Der Metaphorik des Windes wohnt ein kreatives Potenzial ein, das wunderbarerweise bis heute nicht aufgebraucht ist, obwohl die abendländische Geistesund Spiritualitätsgeschichte seit zweieinhalbtausend Jahren von seinem Honig zehrt. Unerschöpflich sind die Qualitäten der Luft und der Winde. Das eröffnet ein Spiel von Bezügen. Wo von Spiritualität gesprochen wird, steht jeweils ein Aspekt dieses metaphorischen Spektrums im Vordergrund. Nicht selten wird heute der energetische Bedeutungsaspekt betont.

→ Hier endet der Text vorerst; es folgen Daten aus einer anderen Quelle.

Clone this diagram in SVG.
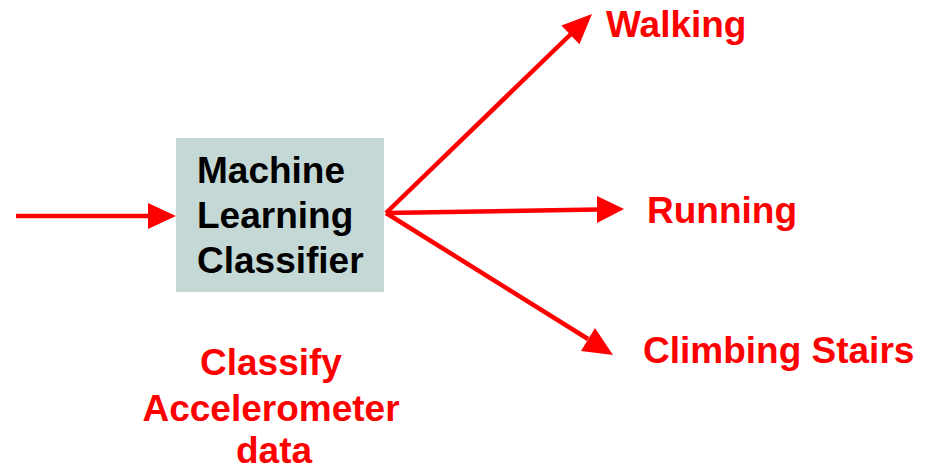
<svg xmlns="http://www.w3.org/2000/svg" width="932" height="471" viewBox="0 0 932 471">
<style>
.ln{stroke:#ff0000;stroke-width:4.5;fill:none}
.hd{fill:#ff0000}
.t{font-family:"Liberation Sans",Arial,sans-serif;font-weight:bold;font-size:37px}
.r{fill:#ff0000}
.k{fill:#000000}
</style>
<rect width="932" height="471" fill="#ffffff"/>
<g id="connectors">
<line class="ln" x1="16" y1="216" x2="152" y2="216"/>
<polygon class="hd" points="176,216 148,203 148,229"/>
<line class="ln" x1="386" y1="213" x2="572" y2="33"/>
<polygon class="hd" points="592,14 579.4,44.3 561.4,25.5"/>
<line class="ln" x1="386" y1="213" x2="598" y2="209.5"/>
<polygon class="hd" points="624,209 597,196 597,223"/>
<line class="ln" x1="386" y1="213" x2="588" y2="339"/>
<polygon class="hd" points="613,355 581,351 595,328"/>
</g>
<g id="classifier">
<rect x="176" y="138" width="208" height="154" fill="#c4d8d6"/>
<text class="t k" x="197" y="183">Machine</text>
<text class="t k" x="197" y="228">Learning</text>
<text class="t k" x="197" y="273">Classifier</text>
</g>
<g id="walking"><text class="t r" x="606" y="37">Walking</text></g>
<g id="running"><text class="t r" x="647" y="223">Running</text></g>
<g id="climbing"><text class="t r" x="643" y="363">Climbing Stairs</text></g>
<g id="caption">
<text class="t r" text-anchor="middle" x="271" y="375">Classify</text>
<text class="t r" text-anchor="middle" x="271" y="421">Accelerometer</text>
<text class="t r" text-anchor="middle" x="274" y="463">data</text>
</g>
</svg>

Spiritualität hat mit Energie zu tun, mit Kräften, die uns bewegen und bestimmen. In philosophischen Zusammenhängen wird meist stärker die Lichtmetaphorik und das inspirative Moment hervorgehoben. GEIST & LEBEN betont im Titel stärker den ersten Aspekt, den energetischen. Biblisch liegt die Rede GEIST & WAHRHEIT (Joh 4,24) ebenso nahe. Beide Aspekte, für die diese Leitworte stehen, sind gleichermaßen wichtig. Sie finden sich auch in der vorliegenden Ausgabe: Gottes Geist ist die vitalisierende Kraft göttlicher Gegenwart und ebenso der „Webmaster heilvoller Wahrheit“ (Kurt Erlemann).
Bestätigt sich aber, wenn man den Bildgehalt heutiger Rede von Spiritualität ins Auge fasst, nicht genau das, was in den letzten Jahren vielfach bemerkt und kritisiert wurde: dass es sich dabei um einen begrifflichen Container handelt, in den jeder und jede das hineinpacken kann, was ihm/ihr gerade in den Kram passt – oder vielleicht billig entsorgen möchte? Vor dem Hintergrund der Spiritualitätsgeschichte lassen sich in gegenwärtigen Spiritualitätskonzepten viele Reprisen entdecken. Das energetische und das weisheitliche Verständnis bilden darin zwei Hauptlinien. In bildhafter Sprache lassen sie sich besser zusammenhalten als in begrifflicher Sprache, in der es sich aufdrängt, scharf zwischen Geistigem und Körperlichem zu unterscheiden. Demgegenüber versteht die Bibel die Geist-Wind-Energie als verbindende Wirklichkeit. Sie ist materiell und immateriell zugleich – oder, als göttliche Leuchtkraft – jenseits dieser Unterscheidung. Was am heutigen Spiritualitätsbegriff beklagt wird, trifft damit, zumindest teilweise, bereits für die biblische Rede vom Geist zu. Sie dient als Gefäß für sehr Verschiedenes, gar für Gegensätzliches. Sie bezieht sich nicht allein auf Göttliches und Menschliches, sondern auch auf Widergöttliches und Unmenschliches. Dass damit eine Unbestimmheitszone eröffnet wird, mag beunruhigen. Doch gerade die Leerstellen sind das Erfolgsgeheimnis dafür, dass sich die Geistmetaphorik trotz intensivem Gebrauch bisher nicht verbraucht hat.